Ucrânia: não existem soluções perfeitas

4 meses atrás 109

O almirante Gouveia e Melo concedeu esta semana uma entrevista ao “Diário de Notícias” onde garantia que, “se a Europa for atacada e a NATO isso nos exigir, vamos morrer onde tivermos de morrer para a defender”.

Muito poderia ser dito sobre esta declaração, nomeadamente o facto de, aparentemente, o almirante estar a falar de algo que está acima das suas competências. Não é o chefe do Estado Maior da Armada que decide a entrada de Portugal numa guerra, mesmo que a NATO tal nos peça. Por alguma razão que desconhecemos, a frase que serviu de título à entrevista  deixou de fora uma parte essencial da equação: é o poder político, a quem o almirante reporta, que decide a guerra e a paz.

No entanto, o almirante tem razão no essencial, que é o facto de vivermos tempos muito perigosos na Europa. Portugal faz parte da NATO e, em caso de confronto direto com a Rússia, dificilmente conseguirá evitar não ser arrastado para a guerra, por muito impopular que esta fosse. Com a agravante de que não estamos tão bem preparados para essa eventualidade como outros países que são geograficamente mais próximos da Rússia, tornando-se necessário um “milagre de Tancos” ao estilo do século XXI.

Porém, a distância é enganadora, pois a forma como o conflito na Ucrânia irá evoluir terá consequências para Portugal. Em termos gerais, neste momento podemos colocar três cenários base para o desfecho da atual situação, sendo difícil prever qual será o mais provável.

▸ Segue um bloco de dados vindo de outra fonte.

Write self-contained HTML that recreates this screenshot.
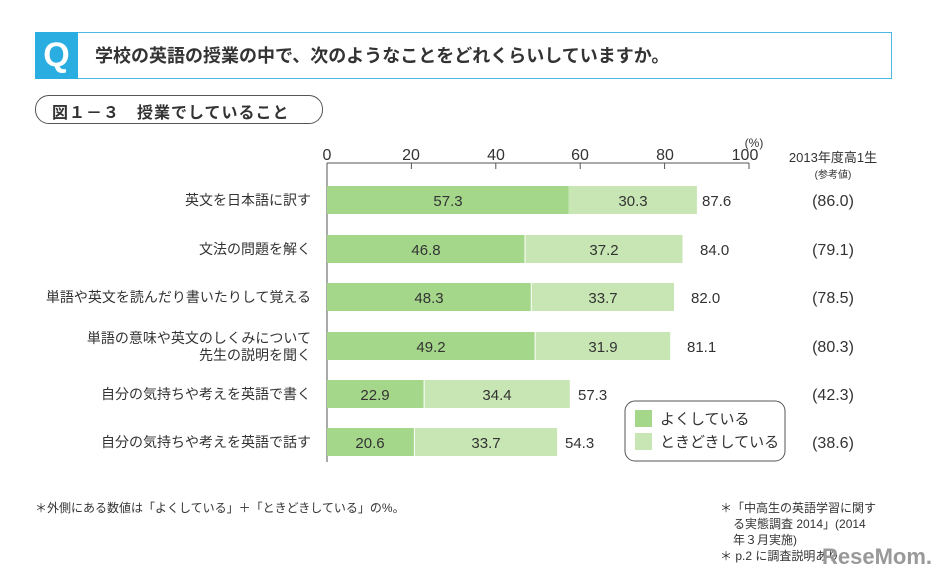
<!DOCTYPE html>
<html><head><meta charset="utf-8"><style>
body{margin:0;width:935px;height:580px;background:#fff;font-family:"Liberation Sans","Noto Sans CJK JP",sans-serif;color:#222;position:relative;overflow:hidden}
.a{position:absolute;white-space:nowrap}
</style></head><body>
<div class="a" style="left:35px;top:32px;width:857px;height:47px;border:1.5px solid #4bb8e2;box-sizing:border-box"></div>
<div class="a" style="left:35px;top:32px;width:43px;height:47px;background:#2aaee2;color:#fff;font-size:34px;font-weight:bold;text-align:center;line-height:47px">Q</div>
<div class="a" style="left:95px;top:42px;font-size:18px;font-weight:bold;color:#333">学校の英語の授業の中で、次のようなことをどれくらいしていますか。</div>
<div class="a" style="left:35px;top:95px;width:288px;height:29px;border:1px solid #555;border-radius:14px;box-sizing:border-box"></div>
<div class="a" style="left:52px;top:99px;font-size:16px;font-weight:bold;color:#333;letter-spacing:1px">図１－３　授業でしていること</div>
<svg class="a" style="left:0;top:0" width="935" height="580">
<g font-family="Liberation Sans,Noto Sans CJK JP,sans-serif" fill="#333">
<line x1="327" y1="163" x2="327" y2="462" stroke="#555"/>
<line x1="327" y1="163" x2="749" y2="163" stroke="#555"/>
<g stroke="#555"><line x1="411.4" y1="163" x2="411.4" y2="169"/><line x1="495.8" y1="163" x2="495.8" y2="169"/><line x1="580.2" y1="163" x2="580.2" y2="169"/><line x1="664.6" y1="163" x2="664.6" y2="169"/><line x1="749" y1="163" x2="749" y2="169"/></g>
<g font-size="16" text-anchor="middle"><text x="327" y="160">0</text><text x="411" y="160">20</text><text x="496" y="160">40</text><text x="580" y="160">60</text><text x="665" y="160">80</text><text x="745" y="160">100</text></g>
<text x="754" y="147" font-size="12" text-anchor="middle">(%)</text>
<text x="833" y="162" font-size="13" text-anchor="middle">2013年度高1生</text>
<text x="833" y="178" font-size="10" text-anchor="middle">(参考値)</text>
</g>
<g font-family="Liberation Sans,Noto Sans CJK JP,sans-serif" font-size="15" fill="#333">
<!-- rows -->
<g>
<rect x="327" y="186" width="241.8" height="28" fill="#a5d78b"/><rect x="569" y="186" width="127.9" height="28" fill="#c8e6b4"/>
<text x="448" y="206" text-anchor="middle">57.3</text><text x="633" y="206" text-anchor="middle">30.3</text><text x="702" y="206">87.6</text><text x="833" y="206" text-anchor="middle" font-size="16">(86.0)</text>
<text x="311" y="205" text-anchor="end" font-size="14">英文を日本語に訳す</text>
</g>
<g>
<rect x="327" y="235" width="197.5" height="28" fill="#a5d78b"/><rect x="525.5" y="235" width="157" height="28" fill="#c8e6b4"/>
<text x="426" y="255" text-anchor="middle">46.8</text><text x="604" y="255" text-anchor="middle">37.2</text><text x="700" y="255">84.0</text><text x="833" y="255" text-anchor="middle" font-size="16">(79.1)</text>
<text x="311" y="254" text-anchor="end" font-size="14">文法の問題を解く</text>
</g>
<g>
<rect x="327" y="283" width="203.8" height="28" fill="#a5d78b"/><rect x="531.8" y="283" width="142.2" height="28" fill="#c8e6b4"/>
<text x="429" y="303" text-anchor="middle">48.3</text><text x="603" y="303" text-anchor="middle">33.7</text><text x="691" y="303">82.0</text><text x="833" y="303" text-anchor="middle" font-size="16">(78.5)</text>
<text x="311" y="302" text-anchor="end" font-size="14">単語や英文を読んだり書いたりして覚える</text>
</g>
<g>
<rect x="327" y="332" width="207.6" height="28" fill="#a5d78b"/><rect x="535.6" y="332" width="134.6" height="28" fill="#c8e6b4"/>
<text x="431" y="352" text-anchor="middle">49.2</text><text x="603" y="352" text-anchor="middle">31.9</text><text x="687" y="352">81.1</text><text x="833" y="352" text-anchor="middle" font-size="16">(80.3)</text>
<text x="311" y="343" text-anchor="end" font-size="14">単語の意味や英文のしくみについて</text>
<text x="311" y="360" text-anchor="end" font-size="14">先生の説明を聞く</text>
</g>
<g>
<rect x="327" y="380" width="96.6" height="28" fill="#a5d78b"/><rect x="424.6" y="380" width="145.2" height="28" fill="#c8e6b4"/>
<text x="375" y="400" text-anchor="middle">22.9</text><text x="497" y="400" text-anchor="middle">34.4</text><text x="578" y="400">57.3</text><text x="833" y="400" text-anchor="middle" font-size="16">(42.3)</text>
<text x="311" y="399" text-anchor="end" font-size="14">自分の気持ちや考えを英語で書く</text>
</g>
<g>
<rect x="327" y="428" width="86.9" height="28" fill="#a5d78b"/><rect x="414.9" y="428" width="142.2" height="28" fill="#c8e6b4"/>
<text x="370" y="448" text-anchor="middle">20.6</text><text x="486" y="448" text-anchor="middle">33.7</text><text x="565" y="448">54.3</text><text x="833" y="448" text-anchor="middle" font-size="16">(38.6)</text>
<text x="311" y="447" text-anchor="end" font-size="14">自分の気持ちや考えを英語で話す</text>
</g>
</g>
<rect x="625" y="401" width="160" height="60" rx="10" fill="#fff" stroke="#555"/>
<rect x="635" y="410" width="17" height="17" fill="#a5d78b"/><rect x="635" y="433" width="17" height="17" fill="#c8e6b4"/>
<g font-family="Liberation Sans,Noto Sans CJK JP,sans-serif" font-size="15" fill="#333">
<text x="660" y="424">よくしている</text><text x="660" y="447">ときどきしている</text>
</g>
<g font-family="Liberation Sans,Noto Sans CJK JP,sans-serif" font-size="12" fill="#333">
<text x="35" y="512">＊外側にある数値は「よくしている」＋「ときどきしている」の%。</text>
<text x="720" y="512">＊「中高生の英語学習に関す</text>
<text x="733" y="528">る実態調査 2014」(2014</text>
<text x="733" y="544">年３月実施)</text>
<text x="720" y="560">＊ p.2 に調査説明あり</text>
</g>
<text x="822" y="564" font-family="Liberation Sans,sans-serif" font-size="22" font-weight="bold" fill="#999">ReseMom.</text>
</svg>
</body></html>
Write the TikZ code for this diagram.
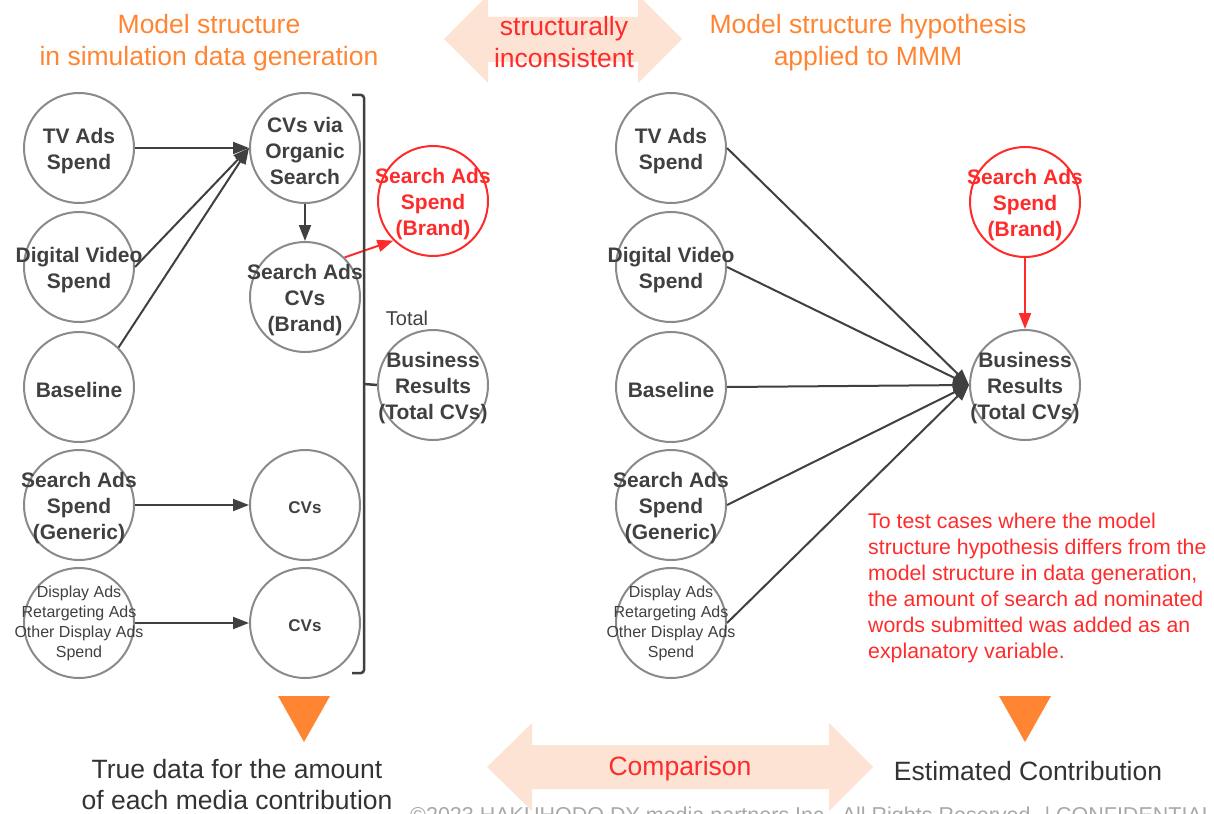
\documentclass[tikz,border=0pt]{standalone}
\usepackage{fontspec}
\setmainfont{Liberation Sans}
\usetikzlibrary{arrows.meta}

\definecolor{inkgray}{HTML}{404040}
\definecolor{ringgray}{HTML}{8A8A8A}
\definecolor{alertred}{HTML}{FF2B2B}
\definecolor{titleorange}{HTML}{FF8533}
\definecolor{peach}{HTML}{FDE3D4}
\definecolor{footgray}{HTML}{A8A8A8}
\definecolor{plaintext}{HTML}{333333}

\begin{document}
\begin{tikzpicture}[
x=1pt,y=-1pt,
ring/.style={circle,draw=ringgray,line width=2pt,minimum size=110pt,inner sep=0pt},
bubble/.style={ring,label={[bubbletext]center:#1}},
smallbubble/.style={ring,label={[smalltext]center:#1}},
redbubble/.style={ring,draw=alertred,label={[bubbletext,text=alertred]center:#1}},
bubbletext/.style={align=center,yshift=-3pt,text=inkgray,font=\bfseries\fontsize{21}{26}\selectfont},
smalltext/.style={align=center,text=inkgray,font=\fontsize{16}{20}\selectfont},
title/.style={align=center,text=titleorange,font=\fontsize{26.5}{32}\selectfont},
caption/.style={align=center,text=plaintext,font=\fontsize{26.5}{31}\selectfont},
flow/.style={draw=inkgray,line width=2pt,-{Triangle[length=16pt,width=12pt]}},
redflow/.style={draw=alertred,line width=2pt,-{Triangle[length=16pt,width=12pt]}}]
\useasboundingbox (0,0) rectangle (1214,813);
\clip (0,0) rectangle (1214,813);

% double arrows behind the headings
\fill[peach] (444,39) -- (488,-5) -- (488,17) -- (638,17) -- (638,-5) -- (682,39)
  -- (638,83) -- (638,62) -- (488,62) -- (488,83) -- cycle;
\fill[peach] (487,767) -- (532,723) -- (532,745) -- (829,745) -- (829,723) -- (873,767)
  -- (829,811) -- (829,789) -- (532,789) -- (532,811) -- cycle;

\node[title] (lefthead) at (209,43) {Model structure\\in simulation data generation};
\node[title] (righthead) at (868,43) {Model structure hypothesis\\applied to MMM};
\node[title,text=alertred] (clash) at (564,42) {structurally\\inconsistent};

% data generation side
\node[bubble={TV Ads\\Spend}] (tv1) at (79,148) {};
\node[bubble={Digital Video\\Spend}] (dv1) at (79,267) {};
\node[bubble={Baseline}] (base1) at (79,387) {};
\node[bubble={Search Ads\\Spend\\(Generic)}] (gen1) at (79,505) {};
\node[smallbubble={Display Ads\\Retargeting Ads\\Other Display Ads\\Spend}] (disp1) at (79,623) {};
\node[bubble={CVs via\\Organic\\Search}] (org) at (305,148) {};
\node[bubble={Search Ads\\CVs\\(Brand)}] (sab) at (305,297) {};
\node[ring,label={[bubbletext,font=\bfseries\fontsize{17}{20}\selectfont]center:CVs}] (cv1) at (305,505) {};
\node[ring,label={[bubbletext,font=\bfseries\fontsize{17}{20}\selectfont]center:CVs}] (cv2) at (305,623) {};
\node[redbubble={Search Ads\\Spend\\(Brand)}] (red1) at (433,201) {};
\node[bubble={Business\\Results\\(Total CVs)}] (br1) at (433,385) {};
\node[text=inkgray,font=\fontsize{20}{24}\selectfont] (total) at (407,318) {Total};

\draw[flow] (tv1) -- (org);
\draw[flow] (dv1.east) -- (org.west);
\draw[flow] (base1.north east) -- (org.west);
\draw[flow] (org) -- (sab);
\draw[redflow] (sab.north east) -- (red1.south west);
\draw[flow] (gen1) -- (cv1);
\draw[flow] (disp1) -- (cv2);

% bracket summing into total
\draw[inkgray,line width=2.5pt,rounded corners=3pt] (352,95) -- (364,95) -- (364,673) -- (352,673);
\draw[inkgray,line width=2.5pt] (364,384) -- (br1.west);

% MMM side
\node[bubble={TV Ads\\Spend}] (tv2) at (671,148) {};
\node[bubble={Digital Video\\Spend}] (dv2) at (671,267) {};
\node[bubble={Baseline}] (base2) at (671,387) {};
\node[bubble={Search Ads\\Spend\\(Generic)}] (gen2) at (671,505) {};
\node[smallbubble={Display Ads\\Retargeting Ads\\Other Display Ads\\Spend}] (disp2) at (671,623) {};
\node[redbubble={Search Ads\\Spend\\(Brand)}] (red2) at (1025,202) {};
\node[bubble={Business\\Results\\(Total CVs)}] (br2) at (1025,385) {};

\foreach \src in {tv2,dv2,base2,gen2,disp2}
  \draw[flow] (\src.east) -- (br2.west);
\draw[redflow] (red2) -- (br2);

\node[anchor=north west,inner sep=0pt,align=left,text=alertred,font=\fontsize{21.3}{26}\selectfont] (note) at (868,513)
  {To test cases where the model\\structure hypothesis differs from the\\model structure in data generation,\\the amount of search ad nominated\\words submitted was added as an\\explanatory variable.};

% results
\fill[titleorange] (278,696) -- (330,696) -- (304,742) -- cycle;
\fill[titleorange] (999,696) -- (1051,696) -- (1025,742) -- cycle;
\node[caption] (truth) at (237,785) {True data for the amount\\of each media contribution};
\node[caption] (estimate) at (1028,771) {Estimated Contribution};
\node[title,text=alertred] (compare) at (680,769) {Comparison};
\node[anchor=base west,inner sep=0pt,text=footgray,font=\fontsize{21.5}{24}\selectfont] (foot) at (410,822)
  {©2023 HAKUHODO DY media partners Inc., All Rights Reserved. | CONFIDENTIAL};
\end{tikzpicture}
\end{document}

O primeiro será o de uma vitória russa, com a conquista de Kharkiv e, depois, de Kiev. Seria o fim da Ucrânia como a conhecemos e o que aconteceria a seguir iria depender de vários fatores, nomeadamente da vontade dos EUA (possivelmente com Trump na Casa Branca) e dos países europeus em entrar, ou não, em confronto direto com a Rússia. O mais provável seria um entendimento com Putin, quiçá pouco duradouro, com os países bálticos a tornarem-se os próximos alvos do Kremlin.  Este cenário agravar-se-ia significativamente se a eventual reeleição de Trump levasse à dissolução, em termos práticos, da NATO.

O segundo cenário será a derrota da Rússia, por esgotamento, após uma prolongada resistência ucraniana. Este cenário será o que mais agrada à opinião pública ocidental, mas também não seria isento de perigos, uma vez que poderia levar a um colapso caótico do regime russo. Com a agravante de que os principais rivais de Putin não são a meia dúzia de democratas ao estilo ocidental que ainda existem na Rússia, mas sim os ultranacionalistas que o superam em revanchismo e militarismo, como demonstra a recente tentativa de golpe de Prigozhin.

O terceiro cenário será o de uma paz negociada, com a Ucrânia a ceder território e a Rússia a comprometer-se a respeitar a independência daquilo que restar, bem como a sua adesão à União Europeia. Não seria a melhor solução, porque poderia representar apenas uma forma de a Rússia ganhar tempo e mais tarde voltar ao ataque. Em qualquer caso, a resistência ucraniana é fundamental para que o país consiga obter os melhores termos em eventuais negociações.

E Portugal? Qualquer que seja o desfecho do conflito, é evidente que o “dividendo de paz” de que usufruímos nas últimas décadas deixou de existir e que teremos de aumentar o investimento na defesa. O que vai obrigar a escolhas muito difíceis. Estará a nossa classe política preparada para o que aí vem, ou o almirante Gouveia e Melo já se está a posicionar para vir a preencher esse vazio?